Fez-se finalmente luz sobre o mistério da construção da cidade romana Pax Julia, que deu origem a Beja. Os arqueólogos descobriram a cerca de 15 quilómetros da capital do Baixo Alentejo os fornos nos quais, ao que tudo indica, se transformou no século I D.C, a pedra em cal.
A identificação do local, no Monte do Magra, freguesia de Baleizão, foi feita por uma equipa de arqueólogos da empresa ERA em Agosto de 2013, cerca de 18 meses após ter sido descoberto no centro histórico de Beja, um conjunto de edifícios, entre eles um templo religioso, que integrava o fórum romano de Pax Julia.
O arqueólogo Carlos Fabião já se deslocou ao sítio arqueológico, situado a cerca de 15 quilómetros da capital baixo alentejana, onde foram encontrados vários fornos romanos de onde saiu o material que contribuiu para o nascimento de Pax Julia. Nesta importante cidade funcionava o Conventus Pacensis que administrava uma das regiões que constituíam a Lusitânia naquela época. O mais interessante que se extrai daquela descoberta, explicou ao PÚBLICO, é que a estrutura funcionou durante o século I D.C, quando se iniciou a fundação da cidade romana.
“Até aqui perguntávamos onde é que se fez e onde se foi buscar” a cal para a sua construção. “Agora podemos dizer: é aqui”, assinala Carlos Fabião, dando conta de como ficou “impressionado” não só pela quantidade de fornos mas também pela dimensão de cada um deles. Embora tenham tamanhos distintos, rondarão os três metros por quatro.

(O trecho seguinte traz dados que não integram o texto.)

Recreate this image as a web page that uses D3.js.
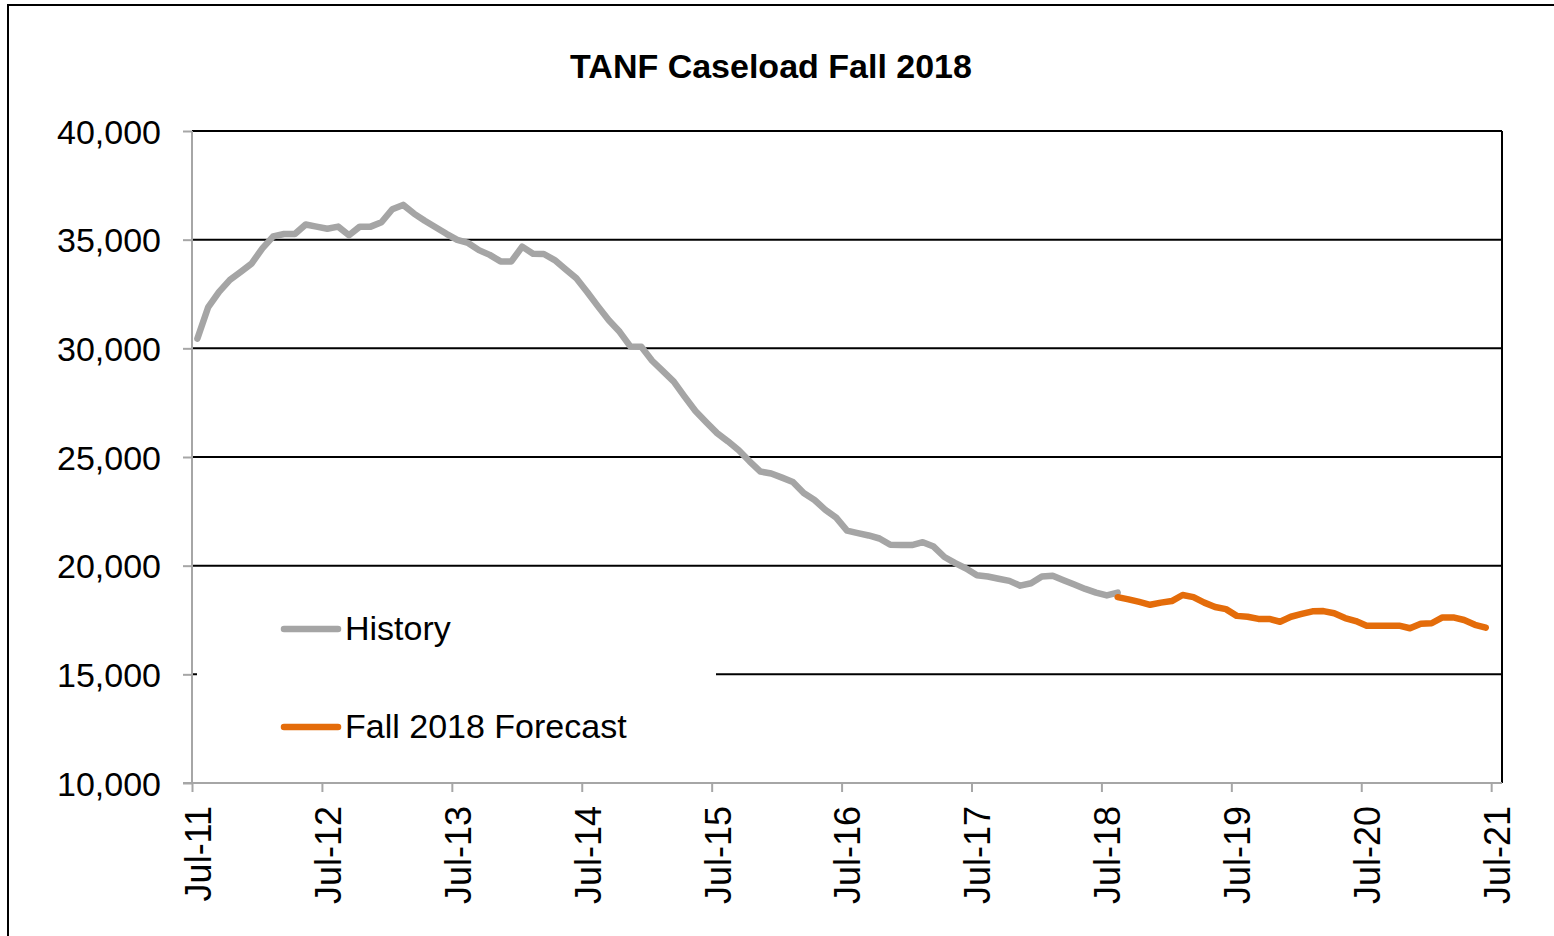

O novo sítio arqueológico foi localizado na base de uma pequena encosta, nas proximidades de uma ribeira, no local onde vai ser erguida a barragem do Magra que faz parte do sub-sistema de rega do Pedrogão, uma obra a cargo da Empresa de Desenvolvimento e Infra-estruturas do Alqueva (EDIA).

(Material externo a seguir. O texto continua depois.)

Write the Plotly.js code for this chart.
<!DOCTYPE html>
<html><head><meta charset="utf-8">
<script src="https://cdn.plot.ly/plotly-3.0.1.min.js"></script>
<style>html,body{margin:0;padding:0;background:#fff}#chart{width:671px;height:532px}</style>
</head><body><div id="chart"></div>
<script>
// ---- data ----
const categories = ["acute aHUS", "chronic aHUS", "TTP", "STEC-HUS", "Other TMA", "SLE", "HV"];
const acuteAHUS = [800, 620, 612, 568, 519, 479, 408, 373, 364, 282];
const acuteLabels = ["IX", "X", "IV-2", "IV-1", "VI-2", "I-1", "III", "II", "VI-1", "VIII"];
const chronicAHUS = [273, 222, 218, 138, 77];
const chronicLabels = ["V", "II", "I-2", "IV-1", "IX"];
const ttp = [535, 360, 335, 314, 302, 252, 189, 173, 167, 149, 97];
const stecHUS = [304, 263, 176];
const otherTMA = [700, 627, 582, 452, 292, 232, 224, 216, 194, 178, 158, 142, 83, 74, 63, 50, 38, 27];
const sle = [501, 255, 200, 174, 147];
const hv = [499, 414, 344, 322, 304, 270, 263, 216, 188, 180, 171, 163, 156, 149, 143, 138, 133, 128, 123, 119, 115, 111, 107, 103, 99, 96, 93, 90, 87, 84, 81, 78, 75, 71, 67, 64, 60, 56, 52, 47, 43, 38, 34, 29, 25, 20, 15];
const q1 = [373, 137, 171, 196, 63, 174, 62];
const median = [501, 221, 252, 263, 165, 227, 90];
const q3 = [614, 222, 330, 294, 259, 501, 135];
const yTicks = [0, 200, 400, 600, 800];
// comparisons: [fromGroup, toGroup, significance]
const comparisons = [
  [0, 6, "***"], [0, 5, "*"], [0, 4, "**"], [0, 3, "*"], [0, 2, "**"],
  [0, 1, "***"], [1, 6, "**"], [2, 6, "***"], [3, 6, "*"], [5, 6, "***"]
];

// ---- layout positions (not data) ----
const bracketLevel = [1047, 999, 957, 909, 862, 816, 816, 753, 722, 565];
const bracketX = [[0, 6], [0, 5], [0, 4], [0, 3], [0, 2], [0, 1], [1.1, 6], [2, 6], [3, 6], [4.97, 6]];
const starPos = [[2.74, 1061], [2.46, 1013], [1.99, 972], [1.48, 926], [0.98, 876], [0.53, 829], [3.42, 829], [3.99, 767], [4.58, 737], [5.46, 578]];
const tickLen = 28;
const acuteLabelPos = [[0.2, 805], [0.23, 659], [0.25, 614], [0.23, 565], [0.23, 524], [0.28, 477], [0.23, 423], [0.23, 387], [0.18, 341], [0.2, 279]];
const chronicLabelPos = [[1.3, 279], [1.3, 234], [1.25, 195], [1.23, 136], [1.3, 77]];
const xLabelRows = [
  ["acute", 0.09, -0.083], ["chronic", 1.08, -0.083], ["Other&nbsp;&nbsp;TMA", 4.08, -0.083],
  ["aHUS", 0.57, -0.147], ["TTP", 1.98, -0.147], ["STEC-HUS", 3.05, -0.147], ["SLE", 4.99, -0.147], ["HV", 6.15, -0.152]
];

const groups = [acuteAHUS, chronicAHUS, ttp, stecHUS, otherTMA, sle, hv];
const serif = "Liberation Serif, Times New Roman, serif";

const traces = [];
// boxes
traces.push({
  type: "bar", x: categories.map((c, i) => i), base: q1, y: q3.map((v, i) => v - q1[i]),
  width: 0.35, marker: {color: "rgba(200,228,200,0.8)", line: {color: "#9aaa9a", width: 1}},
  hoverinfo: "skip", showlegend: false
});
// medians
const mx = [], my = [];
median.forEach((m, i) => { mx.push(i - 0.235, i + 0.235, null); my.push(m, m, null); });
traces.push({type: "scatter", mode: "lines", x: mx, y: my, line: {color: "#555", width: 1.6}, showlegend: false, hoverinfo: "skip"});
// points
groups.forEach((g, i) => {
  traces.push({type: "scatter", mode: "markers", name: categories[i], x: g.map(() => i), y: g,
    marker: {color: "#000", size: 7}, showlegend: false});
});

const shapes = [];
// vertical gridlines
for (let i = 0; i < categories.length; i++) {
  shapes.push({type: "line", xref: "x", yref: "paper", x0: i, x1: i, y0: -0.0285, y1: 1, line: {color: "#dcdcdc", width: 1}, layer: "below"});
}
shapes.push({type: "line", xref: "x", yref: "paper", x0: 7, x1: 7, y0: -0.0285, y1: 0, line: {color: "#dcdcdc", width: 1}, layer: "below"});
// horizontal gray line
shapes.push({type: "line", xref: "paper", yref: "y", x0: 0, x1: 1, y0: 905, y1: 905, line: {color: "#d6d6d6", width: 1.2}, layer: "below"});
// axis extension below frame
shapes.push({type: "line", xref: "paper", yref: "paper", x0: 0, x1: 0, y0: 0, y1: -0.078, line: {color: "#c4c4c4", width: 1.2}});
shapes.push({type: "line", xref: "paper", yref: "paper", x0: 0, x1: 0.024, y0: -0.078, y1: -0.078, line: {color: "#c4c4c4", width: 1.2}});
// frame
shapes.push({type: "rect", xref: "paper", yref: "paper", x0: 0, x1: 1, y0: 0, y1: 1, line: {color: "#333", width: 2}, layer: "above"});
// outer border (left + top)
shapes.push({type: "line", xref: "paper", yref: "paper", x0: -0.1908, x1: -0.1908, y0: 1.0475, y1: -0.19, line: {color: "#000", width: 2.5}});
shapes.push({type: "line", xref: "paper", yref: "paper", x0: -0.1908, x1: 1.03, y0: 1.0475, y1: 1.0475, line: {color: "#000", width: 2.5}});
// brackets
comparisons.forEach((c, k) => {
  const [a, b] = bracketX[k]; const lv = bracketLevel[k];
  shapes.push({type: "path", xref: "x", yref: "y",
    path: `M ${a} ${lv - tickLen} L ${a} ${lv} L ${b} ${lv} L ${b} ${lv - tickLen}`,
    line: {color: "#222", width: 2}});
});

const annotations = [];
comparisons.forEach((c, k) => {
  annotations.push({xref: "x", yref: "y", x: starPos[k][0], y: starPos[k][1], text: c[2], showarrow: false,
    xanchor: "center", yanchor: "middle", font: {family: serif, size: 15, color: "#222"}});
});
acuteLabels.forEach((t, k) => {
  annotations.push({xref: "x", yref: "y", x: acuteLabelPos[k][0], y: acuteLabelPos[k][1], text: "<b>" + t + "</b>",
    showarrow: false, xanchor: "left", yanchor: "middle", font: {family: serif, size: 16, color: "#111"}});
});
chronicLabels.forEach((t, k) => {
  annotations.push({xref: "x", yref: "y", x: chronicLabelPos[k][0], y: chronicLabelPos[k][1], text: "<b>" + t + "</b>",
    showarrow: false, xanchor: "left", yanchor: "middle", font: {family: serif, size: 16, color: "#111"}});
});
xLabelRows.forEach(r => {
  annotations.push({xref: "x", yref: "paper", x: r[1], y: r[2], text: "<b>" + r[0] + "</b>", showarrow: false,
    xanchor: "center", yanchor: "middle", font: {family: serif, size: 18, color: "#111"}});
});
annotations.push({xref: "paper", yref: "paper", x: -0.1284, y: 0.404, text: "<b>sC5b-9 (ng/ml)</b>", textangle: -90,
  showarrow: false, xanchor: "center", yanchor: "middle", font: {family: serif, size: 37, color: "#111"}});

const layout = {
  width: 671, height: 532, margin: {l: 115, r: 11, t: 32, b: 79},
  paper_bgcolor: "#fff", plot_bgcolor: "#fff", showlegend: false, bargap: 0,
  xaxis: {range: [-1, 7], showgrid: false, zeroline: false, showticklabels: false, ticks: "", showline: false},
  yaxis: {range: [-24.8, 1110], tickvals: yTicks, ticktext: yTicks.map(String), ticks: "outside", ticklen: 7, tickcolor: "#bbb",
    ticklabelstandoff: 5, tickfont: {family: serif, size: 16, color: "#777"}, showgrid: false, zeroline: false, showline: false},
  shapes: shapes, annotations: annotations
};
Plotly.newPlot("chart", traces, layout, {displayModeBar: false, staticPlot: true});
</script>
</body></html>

Os trabalhos de escavação já executados expuseram a mancha geológica que forneceu a matéria-prima para a produção de cal, alguns dos fornos onde se processou a transformação da pedra, as respectivas áreas de trabalho e locais de despejo de resíduos.
A arqueóloga Lúcia Miguel, directora científica das escavações no Monte do Magra, explicou que “aos fornos estavam associados poços onde era guardada a cal que era coberta com uma película de água para que não solidificasse”.

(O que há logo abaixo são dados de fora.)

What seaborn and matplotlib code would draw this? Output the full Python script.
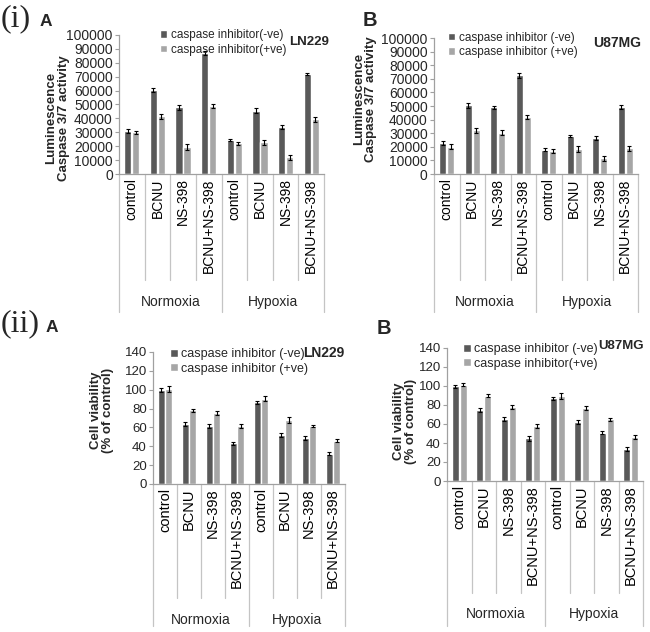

Embora não seja possível datar com precisão, admite-se que a actividade no local tenha sido iniciada na década de 20 do século I e terá prosseguido ao longo de 30 a 40 anos.
“Encontrámos pisos que pareciam betão”, refere Lúcia Miguel descrevendo o ambiente de trabalho que se presume que tenha sido, pelos testemunhos arqueológicos recolhidos, “muito doloroso” para os trabalhadores da época que terão suportado “temperaturas altíssimas no Verão”. Vêem-se ainda as marcas da queima e as paredes de pedra calcinadas e ainda restos de lenha e folhas de oliveira que alimentavam os fornos.
Foram encontradas talhas grandes com cal que era utilizado para estuque. Este material misturado com areia, pedra e materiais de cerâmica dava origem ao que se chamava na época o Opus Caementicium, o cimento dos romanos. Com este construíam-se os pisos dos edifícios, que depois eram cobertos com blocos de mármore vindos da pedreira de Trigaches, nas proximidades de Beja, e que ainda hoje existe.
Não foi encontrado nenhum complexo de produção de cal semelhante ao localizado em Baleizão “o que não quer dizer que não encontramos por aí outros iguais”, admite a arqueóloga.